Alternate Story #3: Wayne is walking through the foyer of his office building when two men in black suits and sunglasses come up behind him, stick a gun in his ribs and order him to act normally and start for the elevators. Once inside the elevator the shorter of the two, the one without the gun, pushes a button. An unlabeled button-- and the elevator starts moving-- downward. After an interminable time the elevator shudders to a stop, the doors open, and Wayne is ushered down a brightly lit corridor to a windowless room. He is strapped into a armless chair and a bright light is turned on, blinding him to the identity of his kidnappers who leave their sunglasses on none the less. Feigning a bravado he didnt feel Wayne looks him in the eye and demands an explanation. "I demand an explanation!!" he says. "Don't look stupid, you know why you are here!" short guy counters. Clearly he is the brains of the partnership. "I don't!" says Wayne "I really am stupid!
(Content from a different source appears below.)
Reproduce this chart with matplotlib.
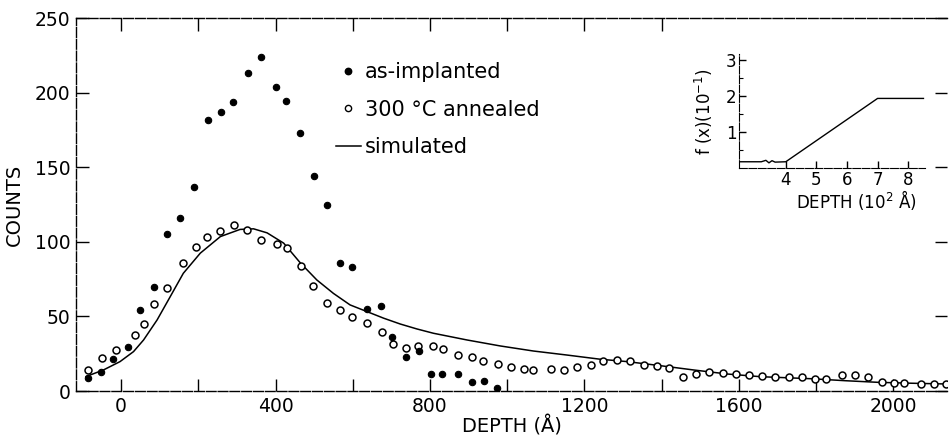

I swear!" Shorty raises back his hand to strike our hero and just at that instant Wayne shoots out his foot, which he worked free, and catches him square in the jaw. The pain from his broken foot explodes all the way up his body, but he puts up one hell of a fight. Wayne gets loose, leaves the unconscious hoodlums in a heap, grabs the elevator up to his floor and limps to his desk. He hasn't broken a sweat and he is still 7 minutes early for work.